Mumsnet has not checked the qualifications of anyone posting here. If you need help urgently or expert advice, please see our domestic violence webguide and/or relationships webguide. Many Mumsnetters experiencing domestic abuse have found this thread helpful: Listen up, everybody

How do you separate when both can’t afford to?

2 replies

RIPworkingmums · 05/01/2021 23:02

My partner and I have been together for 16 years. We have 3 children under 8. It’s clear we need to separate but we are stuck. We own the house equally but not enough equity for either of us to set up alone. We are both relatively low earners (me part time, him self employed). He has no friends and his parents (separated) live hours away with no spare rooms anyway. He has no friends he can stay with. I feel awful because I know as the mother of young children I will probably get by with my salary plus universal credit top up but he will get nothing. He hasn’t cheated or been abusive he is just an awful selfish man so I can’t leave him with nothing. What do people do in this situation?

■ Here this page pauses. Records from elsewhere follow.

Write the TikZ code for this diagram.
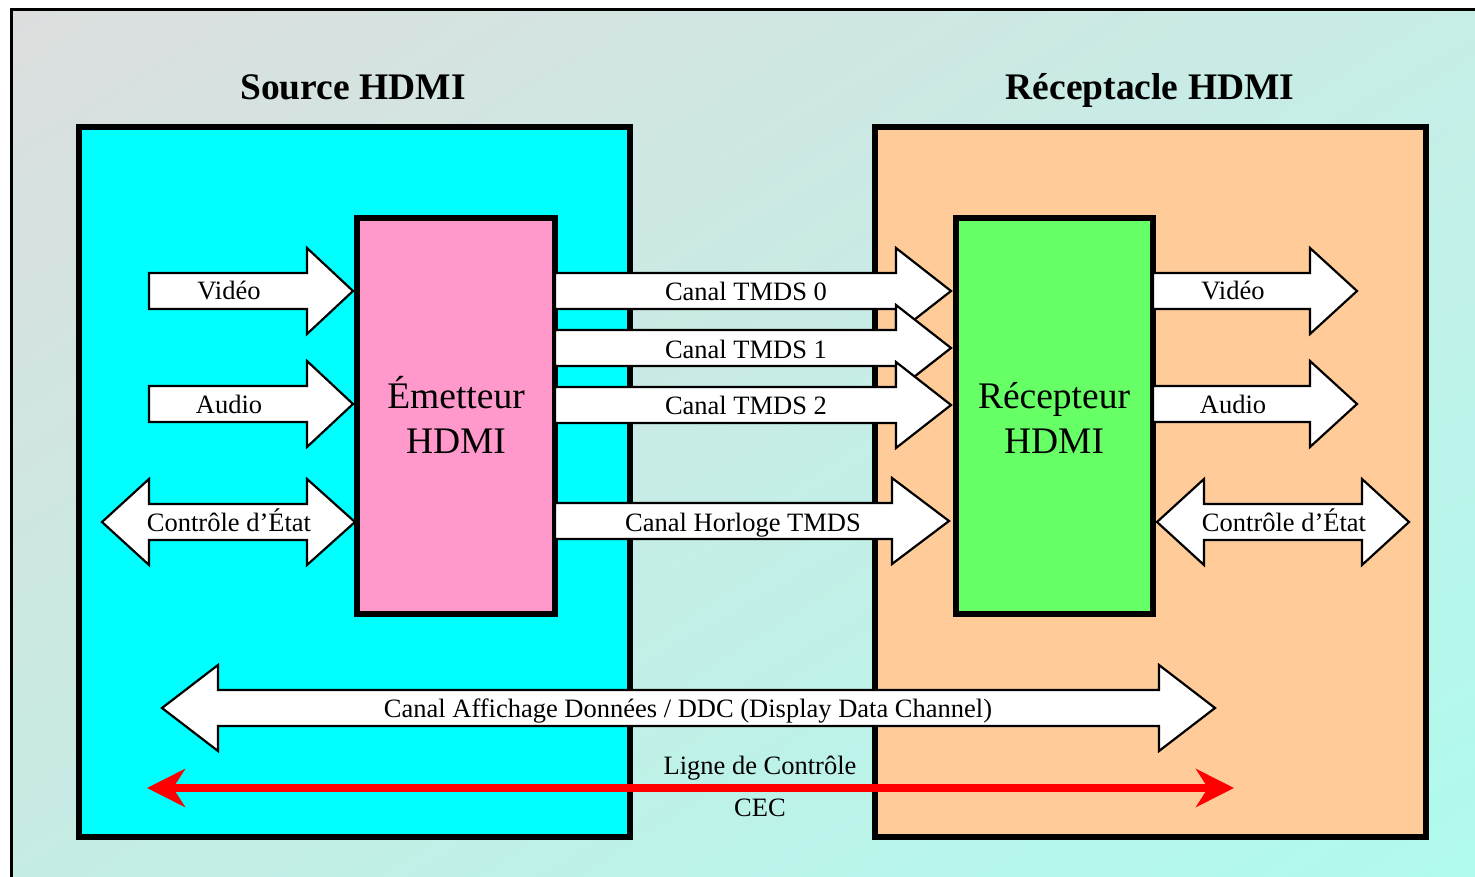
\documentclass[tikz,border=0pt]{standalone}
\usepackage{fontspec}
\setmainfont{Liberation Serif}
\usetikzlibrary{arrows.meta,shadings}

\definecolor{bgTL}{HTML}{DCDEDE}
\definecolor{bgTR}{HTML}{C6EDE6}
\definecolor{bgBL}{HTML}{C5ECE4}
\definecolor{bgBR}{HTML}{AFFBEE}
\definecolor{srcfill}{HTML}{00FFFF}
\definecolor{sinkfill}{HTML}{FFCC99}
\definecolor{txfill}{HTML}{FF99CC}
\definecolor{rxfill}{HTML}{66FF66}
\definecolor{cecred}{HTML}{FF0000}

\tikzset{
  unitbox/.style={draw=black, line width=6pt},
  chip/.style={draw=black, line width=5.5pt},
  blockarrow/.style={draw=black, line width=2.2pt, fill=white, line join=miter},
  lbl/.style={font=\fontsize{26.5}{30}\selectfont, inner sep=0pt, anchor=base},
  chiplbl/.style={font=\fontsize{37.5}{45}\selectfont, inner sep=0pt, anchor=base},
  ttl/.style={font=\bfseries\fontsize{37.5}{40}\selectfont, inner sep=0pt, anchor=base},
  cec/.style={draw=cecred, line width=8pt,
    arrows={Stealth[length=38pt, width=38pt, inset=12pt]-Stealth[length=38pt, width=38pt, inset=12pt]}},
}

% right-pointing block arrow: start x, head base x, tip x, centre y
\newcommand\rblock[4]{%
  \draw[blockarrow] (#1,#4-18) -- (#2,#4-18) -- (#2,#4-43) -- (#3,#4)
    -- (#2,#4+43) -- (#2,#4+18) -- (#1,#4+18) -- cycle;}
% two-headed block arrow: left tip, left base, right base, right tip, centre y
\newcommand\dblock[5]{%
  \draw[blockarrow] (#1,#5) -- (#2,#5-43) -- (#2,#5-18) -- (#3,#5-18)
    -- (#3,#5-43) -- (#4,#5) -- (#3,#5+43) -- (#3,#5+18) -- (#2,#5+18)
    -- (#2,#5+43) -- cycle;}

\begin{document}
\begin{tikzpicture}[x=1pt, y=-1pt]
  \useasboundingbox (0,0) rectangle (1475,877);
  \begin{scope}
    \clip (0,0) rectangle (1475,877);
    % framed background
    \shade[upper left=bgTL, upper right=bgTR, lower left=bgBL, lower right=bgBR]
      (11,10) rectangle (1490,890);
    \draw[line width=3pt] (11,10) rectangle (1490,890);
  \end{scope}

  % titles
  \node[ttl] (srcttl) at (353,100) {Source HDMI};
  \node[ttl] (sinkttl) at (1150,100) {Réceptacle HDMI};

  % source and sink units
  \draw[unitbox, fill=srcfill] (79,127) rectangle (630,837);
  \draw[unitbox, fill=sinkfill] (875,127) rectangle (1426,837);

  % transmitter and receiver chips
  \draw[chip, fill=txfill] (357,218) rectangle (555,614);
  \node[chiplbl] (tx1) at (456,408) {Émetteur};
  \node[chiplbl] (tx2) at (456,453) {HDMI};
  \draw[chip, fill=rxfill] (956,218) rectangle (1153,614);
  \node[chiplbl] (rx1) at (1054,408) {Récepteur};
  \node[chiplbl] (rx2) at (1054,453) {HDMI};

  % source inputs
  \rblock{149}{307}{353}{291}
  \node[lbl] (vin) at (229,300) {Vidéo};
  \rblock{149}{307}{353}{404}
  \node[lbl] (ain) at (229,413) {Audio};
  \dblock{102}{149}{307}{355}{522}
  \node[lbl] (cin) at (229,531) {Contrôle d’État};

  % TMDS links
  \rblock{555}{896}{951}{291}
  \node[lbl] (t0) at (746,301) {Canal TMDS 0};
  \rblock{555}{896}{951}{348}
  \node[lbl] (t1) at (746,358) {Canal TMDS 1};
  \rblock{555}{896}{951}{405}
  \node[lbl] (t2) at (746,414) {Canal TMDS 2};
  \rblock{555}{892}{949}{521}
  \node[lbl] (tck) at (743,531) {Canal Horloge TMDS};

  % sink outputs
  \rblock{1153}{1310}{1357}{291}
  \node[lbl] (vout) at (1233,300) {Vidéo};
  \rblock{1153}{1310}{1357}{404}
  \node[lbl] (aout) at (1233,413) {Audio};
  \dblock{1157}{1204}{1362}{1409}{522}
  \node[lbl] (cout) at (1284,531) {Contrôle d’État};

  % display data channel
  \dblock{162}{218}{1159}{1215}{708}
  \node[lbl] (ddc) at (688,717) {Canal Affichage Données / DDC (Display Data Channel)};

  % CEC line
  \coordinate (cecL) at (147,788);
  \coordinate (cecR) at (1234,788);
  \draw[cec] (cecL) -- (cecR);
  \node[lbl] (cec1) at (760,774) {Ligne de Contrôle};
  \node[lbl] (cec2) at (760,816) {CEC};
\end{tikzpicture}
\end{document}
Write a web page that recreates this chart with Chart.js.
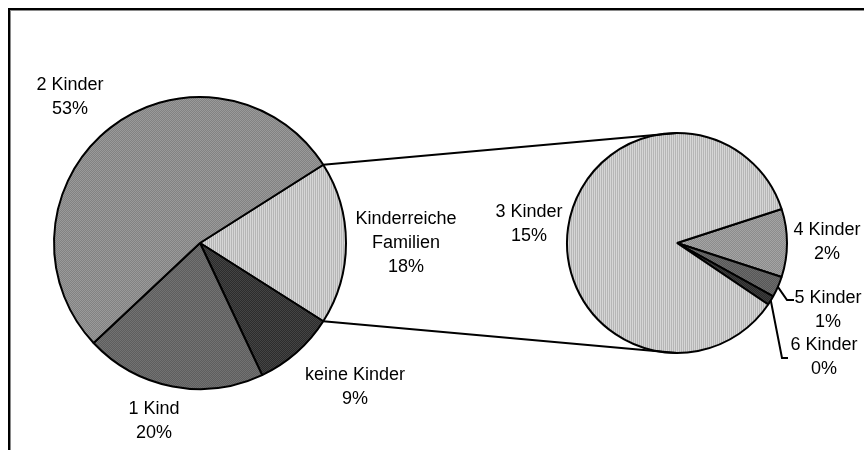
<!DOCTYPE html>
<html>
<head>
<meta charset="utf-8">
<script src="https://cdn.jsdelivr.net/npm/chart.js@4.4.0/dist/chart.umd.min.js"></script>
<style>
  body { margin: 0; background: #fff; }
  #wrap { position: relative; width: 864px; height: 450px; }
  canvas { position: absolute; left: 0; top: 0; }
</style>
</head>
<body>
<div id="wrap">
  <canvas id="mainPie" width="864" height="450"></canvas>
  <canvas id="subPie" width="864" height="450"></canvas>
</div>
<script>
// Hauptkreis: Familien nach Kinderzahl (Anteile in %)
const mainLabels = [['Kinderreiche', 'Familien'], 'keine Kinder', '1 Kind', '2 Kinder'];
const mainValues = [18, 9, 20, 53];

// Zweiter Kreis: Aufteilung der kinderreichen Familien
const subLabels = ['4 Kinder', '5 Kinder', '6 Kinder', '3 Kinder'];
const subValues = [1.8, 0.55, 0.25, 15.4];

// where the data labels sit (first baseline, centered)
const mainLabelPos = [[406, 224], [355, 380], [154, 414], [70, 90]];
const subLabelPos = [[827, 235], [828, 303], [824, 350], [529, 217]];
// leader line elbows for the tiny slices
const leaderElbow = { 1: [[787, 300], [794, 300]], 2: [[782, 358], [788, 358]] };

const FONT = '18px "Liberation Sans", Arial, sans-serif';
const LINE_H = 24;

// small greyscale textures like the old Excel fills
function makePattern(kind, a, b) {
  const tile = document.createElement('canvas');
  tile.width = 2; tile.height = 2;
  const t = tile.getContext('2d');
  t.fillStyle = a; t.fillRect(0, 0, 2, 2);
  t.fillStyle = b;
  if (kind === 'stripes') {
    t.fillRect(1, 0, 1, 2);
  } else {
    t.fillRect(1, 0, 1, 1);
    t.fillRect(0, 1, 1, 1);
  }
  return t.createPattern(tile, 'repeat');
}

const mainColors = [
  makePattern('stripes', '#d6d6d6', '#b6b6b6'),
  makePattern('dots', '#444444', '#2c2c2c'),
  makePattern('dots', '#727272', '#5e5e5e'),
  makePattern('dots', '#9a9a9a', '#828282')
];
const subColors = [
  makePattern('dots', '#a4a4a4', '#8c8c8c'),
  makePattern('dots', '#6c6c6c', '#585858'),
  makePattern('dots', '#3e3e3e', '#2a2a2a'),
  makePattern('stripes', '#d6d6d6', '#b6b6b6')
];

function pct(v) {
  return Math.round(v) + '%';
}

function drawLabel(ctx, label, value, pos) {
  const lines = (Array.isArray(label) ? label : [label]).concat(pct(value));
  ctx.fillStyle = '#000';
  ctx.font = FONT;
  ctx.textAlign = 'center';
  ctx.textBaseline = 'alphabetic';
  lines.forEach((l, i) => ctx.fillText(l, pos[0], pos[1] + i * LINE_H));
}

const framePlugin = {
  id: 'frame',
  beforeDraw(chart) {
    const ctx = chart.ctx;
    ctx.save();
    ctx.fillStyle = '#000';
    ctx.fillRect(8, 8, 856, 2);
    ctx.fillRect(8, 8, 2, 442);
    ctx.fillStyle = '#8a8a8a';
    ctx.fillRect(10, 10, 854, 1);
    ctx.fillRect(10, 10, 1, 440);
    ctx.restore();
  },
  afterDraw(chart) {
    const ctx = chart.ctx;
    const arcs = chart.getDatasetMeta(0).data;
    ctx.save();
    arcs.forEach((arc, i) => drawLabel(ctx, mainLabels[i], mainValues[i], mainLabelPos[i]));
    ctx.restore();
  }
};

const mainTotal = mainValues.reduce((a, b) => a + b, 0);
const mainChart = new Chart(document.getElementById('mainPie'), {
  type: 'pie',
  data: {
    labels: mainLabels,
    datasets: [{
      data: mainValues,
      backgroundColor: mainColors,
      borderColor: '#000',
      borderWidth: 2,
      radius: 146
    }]
  },
  options: {
    responsive: false,
    animation: false,
    rotation: 90 - mainValues[0] / mainTotal * 180,
    layout: { padding: { left: 0, right: 464, top: 36, bottom: 0 } },
    plugins: { legend: { display: false }, tooltip: { enabled: false } }
  },
  plugins: [framePlugin]
});

const subPlugin = {
  id: 'subDecor',
  afterDraw(chart) {
    const ctx = chart.ctx;
    const big = mainChart.getDatasetMeta(0).data[0];
    const arcs = chart.getDatasetMeta(0).data;
    const c = arcs[0];
    ctx.save();
    ctx.strokeStyle = '#000';
    ctx.lineWidth = 2;
    // connector lines between the two pies
    ctx.beginPath();
    ctx.moveTo(big.x + big.outerRadius * Math.cos(big.startAngle), big.y + big.outerRadius * Math.sin(big.startAngle));
    ctx.lineTo(c.x, c.y - c.outerRadius);
    ctx.moveTo(big.x + big.outerRadius * Math.cos(big.endAngle), big.y + big.outerRadius * Math.sin(big.endAngle));
    ctx.lineTo(c.x, c.y + c.outerRadius);
    ctx.stroke();
    // leader lines for the thin slices
    Object.keys(leaderElbow).forEach(k => {
      const a = arcs[k];
      const mid = (a.startAngle + a.endAngle) / 2;
      const pts = leaderElbow[k];
      ctx.beginPath();
      ctx.moveTo(a.x + a.outerRadius * Math.cos(mid), a.y + a.outerRadius * Math.sin(mid));
      pts.forEach(p => ctx.lineTo(p[0], p[1]));
      ctx.stroke();
    });
    arcs.forEach((arc, i) => drawLabel(ctx, subLabels[i], subValues[i], subLabelPos[i]));
    ctx.restore();
  }
};

const subTotal = subValues.reduce((a, b) => a + b, 0);
new Chart(document.getElementById('subPie'), {
  type: 'pie',
  data: {
    labels: subLabels,
    datasets: [{
      data: subValues,
      backgroundColor: subColors,
      borderColor: '#000',
      borderWidth: 2,
      radius: 110
    }]
  },
  options: {
    responsive: false,
    animation: false,
    rotation: 90 - subValues[0] / subTotal * 180,
    layout: { padding: { left: 490, right: 0, top: 36, bottom: 0 } },
    plugins: { legend: { display: false }, tooltip: { enabled: false } }
  },
  plugins: [subPlugin]
});
</script>
</body>
</html>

If you’re bored and interested in my reasons for wanting to leave him... he pays no money towards the children whatsoever. He pays his half of the bills and nothing else. If I ask for money towards dance lessons/uniform/days out he puts it off for so long that I just pay myself or borrow from my parents - then he’ll come home with a brand new £600 mobile phone! He never joins us on family days out - on the few occasions he does he refuses ‘picnic food’ and makes us all traipse round looking for fast food then when he’s had enough he sulks until we leave to go home. He has full control of the tv in the evenings then often falls asleep before I even have a chance to sit down then complains we don’t have sex. If we don’t have sex for a week he stops talking to me and the children and blames me for it. He never cooks or offers up ideas for family meals then complains the food is boring/bland. He never baths the kids or does anything with them really unless it involves iPad or games console. We haven’t shared a bed for over 4 years - he bought a sofa bed and sleeps downstairs because the children were occasionally getting in our bed overnight.

There is more but I just cant bare it any more. I feel like I am already a single parent but with constant resentment that he is not helping.

OP posts:
Lucyccfc68 · 05/01/2021 23:11

If he can afford to spend £600 on a phone then he can work out how to afford rent and bills on his own place or a shared house.

If you could get by with your wage and tax credits then think about yourself and not him. He is an adult and will have to sort himself out by getting a different job or increasing his income. You are not responsible for him or his inability to behave like an adult.

RoSEbuds6 · 05/01/2021 23:15

I’d just think of yourself OP he sounds awful- not surprised he doesn’t have any friends!